■ **Record list**

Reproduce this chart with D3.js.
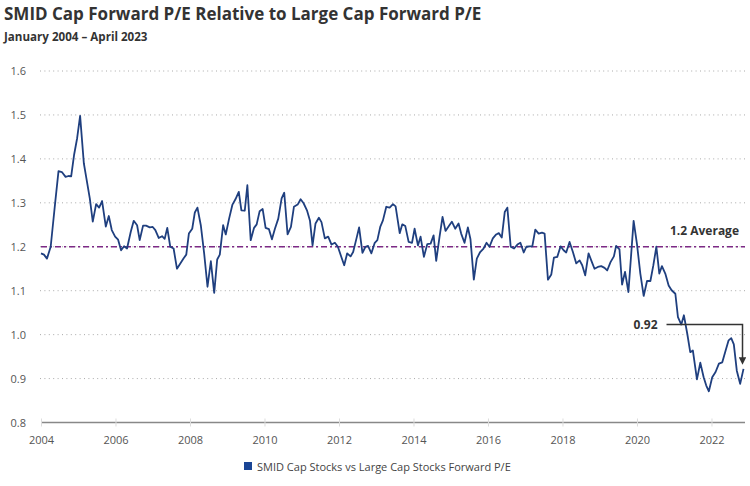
...
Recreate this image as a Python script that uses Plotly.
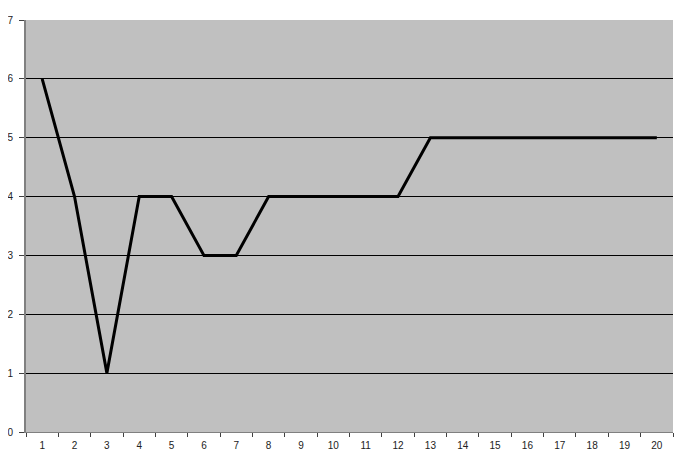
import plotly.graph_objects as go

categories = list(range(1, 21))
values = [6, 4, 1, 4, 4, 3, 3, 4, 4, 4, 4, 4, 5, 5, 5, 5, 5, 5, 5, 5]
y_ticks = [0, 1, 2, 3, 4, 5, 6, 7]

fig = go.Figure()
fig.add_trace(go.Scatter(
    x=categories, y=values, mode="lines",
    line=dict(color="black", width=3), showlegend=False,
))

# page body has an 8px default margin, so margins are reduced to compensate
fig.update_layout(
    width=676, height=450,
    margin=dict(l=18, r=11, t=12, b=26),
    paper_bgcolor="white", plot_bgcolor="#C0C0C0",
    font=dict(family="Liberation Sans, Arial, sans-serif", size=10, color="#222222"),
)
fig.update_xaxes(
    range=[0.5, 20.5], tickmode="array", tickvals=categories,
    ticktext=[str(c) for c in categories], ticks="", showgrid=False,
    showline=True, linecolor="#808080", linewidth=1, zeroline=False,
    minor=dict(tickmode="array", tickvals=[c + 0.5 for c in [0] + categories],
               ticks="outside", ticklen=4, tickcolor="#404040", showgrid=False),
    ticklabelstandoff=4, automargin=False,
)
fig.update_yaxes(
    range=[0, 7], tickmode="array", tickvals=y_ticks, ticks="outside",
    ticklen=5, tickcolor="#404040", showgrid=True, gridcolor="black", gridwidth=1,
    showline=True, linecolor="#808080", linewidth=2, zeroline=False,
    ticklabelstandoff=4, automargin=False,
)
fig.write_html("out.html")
--
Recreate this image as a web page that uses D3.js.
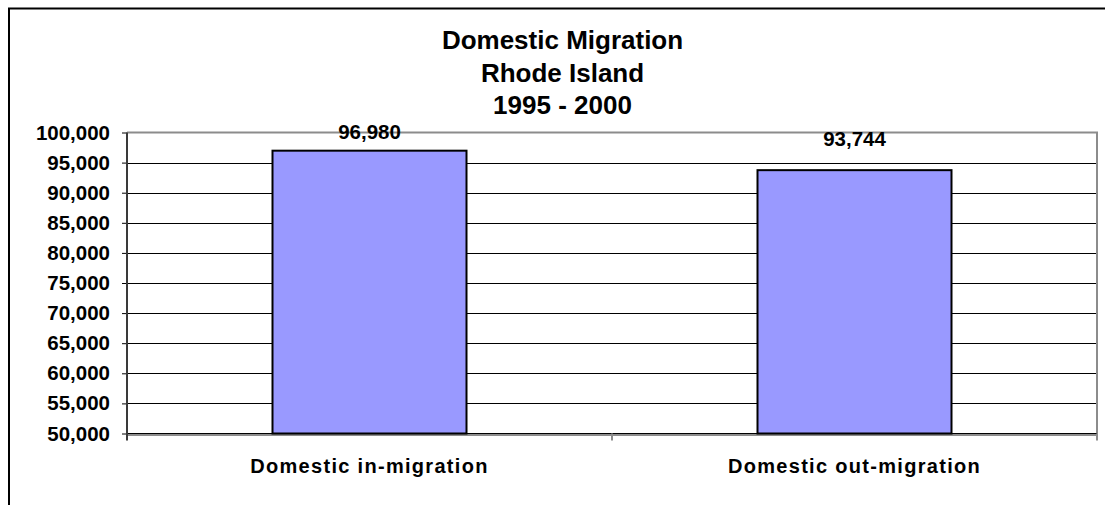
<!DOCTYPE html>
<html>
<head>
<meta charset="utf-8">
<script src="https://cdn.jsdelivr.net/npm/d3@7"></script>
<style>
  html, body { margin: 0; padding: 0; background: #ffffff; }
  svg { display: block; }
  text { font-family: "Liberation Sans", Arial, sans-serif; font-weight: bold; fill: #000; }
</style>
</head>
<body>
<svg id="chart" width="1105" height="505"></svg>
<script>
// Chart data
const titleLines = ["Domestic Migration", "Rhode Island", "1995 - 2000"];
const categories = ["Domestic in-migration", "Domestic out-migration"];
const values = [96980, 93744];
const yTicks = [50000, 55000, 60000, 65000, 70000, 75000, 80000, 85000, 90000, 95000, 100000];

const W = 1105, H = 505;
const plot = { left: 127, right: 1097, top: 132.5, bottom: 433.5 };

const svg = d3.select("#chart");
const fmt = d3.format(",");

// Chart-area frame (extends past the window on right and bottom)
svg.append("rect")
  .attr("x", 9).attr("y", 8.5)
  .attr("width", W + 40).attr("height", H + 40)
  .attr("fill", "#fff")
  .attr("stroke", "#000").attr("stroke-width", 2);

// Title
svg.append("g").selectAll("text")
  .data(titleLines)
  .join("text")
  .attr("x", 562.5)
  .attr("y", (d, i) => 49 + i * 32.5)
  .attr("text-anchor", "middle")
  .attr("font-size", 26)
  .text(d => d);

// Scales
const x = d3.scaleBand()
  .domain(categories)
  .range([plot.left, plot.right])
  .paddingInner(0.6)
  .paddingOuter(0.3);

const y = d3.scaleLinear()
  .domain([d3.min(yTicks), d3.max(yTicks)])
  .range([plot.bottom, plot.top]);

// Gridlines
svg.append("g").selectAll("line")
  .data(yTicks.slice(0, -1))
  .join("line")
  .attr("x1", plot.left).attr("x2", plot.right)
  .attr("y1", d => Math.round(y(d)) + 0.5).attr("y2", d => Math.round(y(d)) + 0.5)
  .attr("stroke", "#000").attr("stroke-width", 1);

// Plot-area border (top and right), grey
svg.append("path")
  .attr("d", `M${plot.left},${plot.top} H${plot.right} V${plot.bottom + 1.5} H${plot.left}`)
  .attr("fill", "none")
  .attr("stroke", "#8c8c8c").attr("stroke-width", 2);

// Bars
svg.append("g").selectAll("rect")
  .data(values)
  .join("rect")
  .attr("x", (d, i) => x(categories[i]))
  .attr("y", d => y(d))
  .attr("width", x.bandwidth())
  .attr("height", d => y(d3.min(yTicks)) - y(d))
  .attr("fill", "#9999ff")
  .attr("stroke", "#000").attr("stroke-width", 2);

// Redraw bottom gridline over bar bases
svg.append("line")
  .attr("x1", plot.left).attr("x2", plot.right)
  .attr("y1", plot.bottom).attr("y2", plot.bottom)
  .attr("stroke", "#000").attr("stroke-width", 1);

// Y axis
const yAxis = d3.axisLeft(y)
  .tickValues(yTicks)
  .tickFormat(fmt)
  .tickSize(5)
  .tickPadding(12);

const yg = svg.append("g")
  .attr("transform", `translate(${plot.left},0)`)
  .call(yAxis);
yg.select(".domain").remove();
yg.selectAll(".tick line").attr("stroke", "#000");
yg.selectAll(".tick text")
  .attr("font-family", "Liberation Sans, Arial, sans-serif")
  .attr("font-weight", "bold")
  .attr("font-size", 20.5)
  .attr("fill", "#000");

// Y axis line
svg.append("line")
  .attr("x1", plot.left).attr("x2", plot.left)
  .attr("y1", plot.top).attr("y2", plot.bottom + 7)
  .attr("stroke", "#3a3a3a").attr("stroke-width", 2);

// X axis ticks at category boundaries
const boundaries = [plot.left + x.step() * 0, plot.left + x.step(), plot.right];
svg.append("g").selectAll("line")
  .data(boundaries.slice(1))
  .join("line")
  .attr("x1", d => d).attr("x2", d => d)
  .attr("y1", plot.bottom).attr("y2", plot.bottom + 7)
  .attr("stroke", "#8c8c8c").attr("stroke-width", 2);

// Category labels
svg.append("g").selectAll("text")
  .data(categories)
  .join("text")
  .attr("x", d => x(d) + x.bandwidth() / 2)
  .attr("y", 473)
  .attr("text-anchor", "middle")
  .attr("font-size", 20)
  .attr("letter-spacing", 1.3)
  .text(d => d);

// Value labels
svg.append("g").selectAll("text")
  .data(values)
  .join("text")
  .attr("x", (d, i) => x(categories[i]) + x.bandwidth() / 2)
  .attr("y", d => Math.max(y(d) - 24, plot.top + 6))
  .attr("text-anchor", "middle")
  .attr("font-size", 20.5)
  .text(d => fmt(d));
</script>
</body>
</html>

■ **Work to complete**
Output word for word the lines running from the one containing "Recreate this image as a web" to the one containing "132.5, bottom: 433.5", both included, leaving out the pictures.

■ **Exercise response**
Recreate this image as a web page that uses D3.js.
<!DOCTYPE html>
<html>
<head>
<meta charset="utf-8">
<script src="https://cdn.jsdelivr.net/npm/d3@7"></script>
<style>
  html, body { margin: 0; padding: 0; background: #ffffff; }
  svg { display: block; }
  text { font-family: "Liberation Sans", Arial, sans-serif; font-weight: bold; fill: #000; }
</style>
</head>
<body>
<svg id="chart" width="1105" height="505"></svg>
<script>
// Chart data
const titleLines = ["Domestic Migration", "Rhode Island", "1995 - 2000"];
const categories = ["Domestic in-migration", "Domestic out-migration"];
const values = [96980, 93744];
const yTicks = [50000, 55000, 60000, 65000, 70000, 75000, 80000, 85000, 90000, 95000, 100000];

const W = 1105, H = 505;
const plot = { left: 127, right: 1097, top: 132.5, bottom: 433.5 };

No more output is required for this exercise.